| Brief |
Write out the opening lines of the data word for word, up to and including the line with "from matplotlib.lines import Line2D", and leave every picture and every later line out.

──────── Material ────────

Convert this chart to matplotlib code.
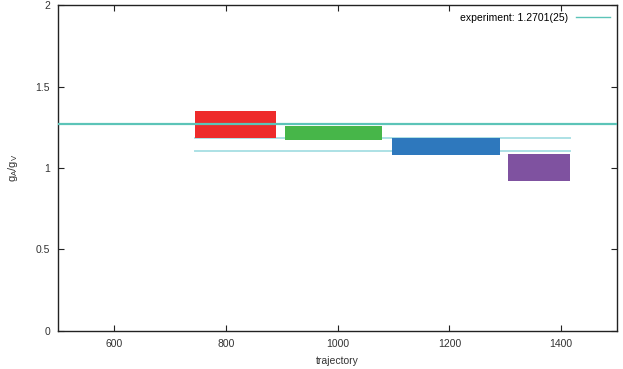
import matplotlib.pyplot as plt
from matplotlib.lines import Line2D

plt.rcParams['font.family'] = ['Liberation Sans', 'DejaVu Sans']
plt.rcParams['mathtext.fontset'] = 'custom'
plt.rcParams['mathtext.rm'] = 'Liberation Sans'
plt.rcParams['mathtext.it'] = 'Liberation Sans'

# trajectory ranges and g_A/g_V bands
x_lo = [745, 905, 1097, 1304]
x_hi = [890, 1080, 1290, 1416]
y_lo = [1.183, 1.172, 1.080, 0.922]
y_hi = [1.351, 1.258, 1.185, 1.086]
box_colors = ['#ee2b2b', '#47b649', '#2e78bd', '#7f52a0']

fit_x = [745, 1416]
fit_lo = 1.106
fit_hi = 1.186

exp_value = 1.2701
exp_label = 'experiment: 1.2701(25)'

fig = plt.figure(figsize=(6.23, 3.69), dpi=100)
ax = fig.add_axes([0.0939, 0.1043, 0.8965, 0.8808])

ax.plot(fit_x, [fit_hi, fit_hi], color='#ace1e5', lw=1.4, zorder=1)
ax.plot(fit_x, [fit_lo, fit_lo], color='#ace1e5', lw=1.4, zorder=1)

for x0, x1, y0, y1, c in zip(x_lo, x_hi, y_lo, y_hi, box_colors):
    ax.fill_between([x0, x1], y0, y1, color=c, lw=0, zorder=2)

ax.axhline(exp_value, color='#5cc4b8', lw=1.6, zorder=3)

ax.set_xlim(500, 1500)
ax.set_ylim(0, 2)
ax.set_xticks([600, 800, 1000, 1200, 1400])
ax.set_yticks([0, 0.5, 1, 1.5, 2])
ax.set_yticklabels(['0', '0.5', '1', '1.5', '2'])
ax.tick_params(direction='in', top=True, right=True, length=4, width=0.8,
               labelsize=7.5, colors='#222222', labelcolor='#333333', pad=6)
for s in ax.spines.values():
    s.set_linewidth(1.0)
    s.set_color('#222222')

ax.set_xlabel('trajectory', fontsize=7.5, color='#333333', labelpad=5)
ax.set_ylabel(r'$\mathregular{g_A/g_V}$', fontsize=8, color='#333333', labelpad=11)

handle = Line2D([], [], color='#5cc4b8', lw=1.0)
ax.legend([handle], [exp_label], loc='upper right', frameon=False, fontsize=7.5,
          handlelength=3.2, markerfirst=False, borderaxespad=0.3)

fig.savefig('out.png', dpi=100)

────────

| Task result |
Convert this chart to matplotlib code.
import matplotlib.pyplot as plt
from matplotlib.lines import Line2D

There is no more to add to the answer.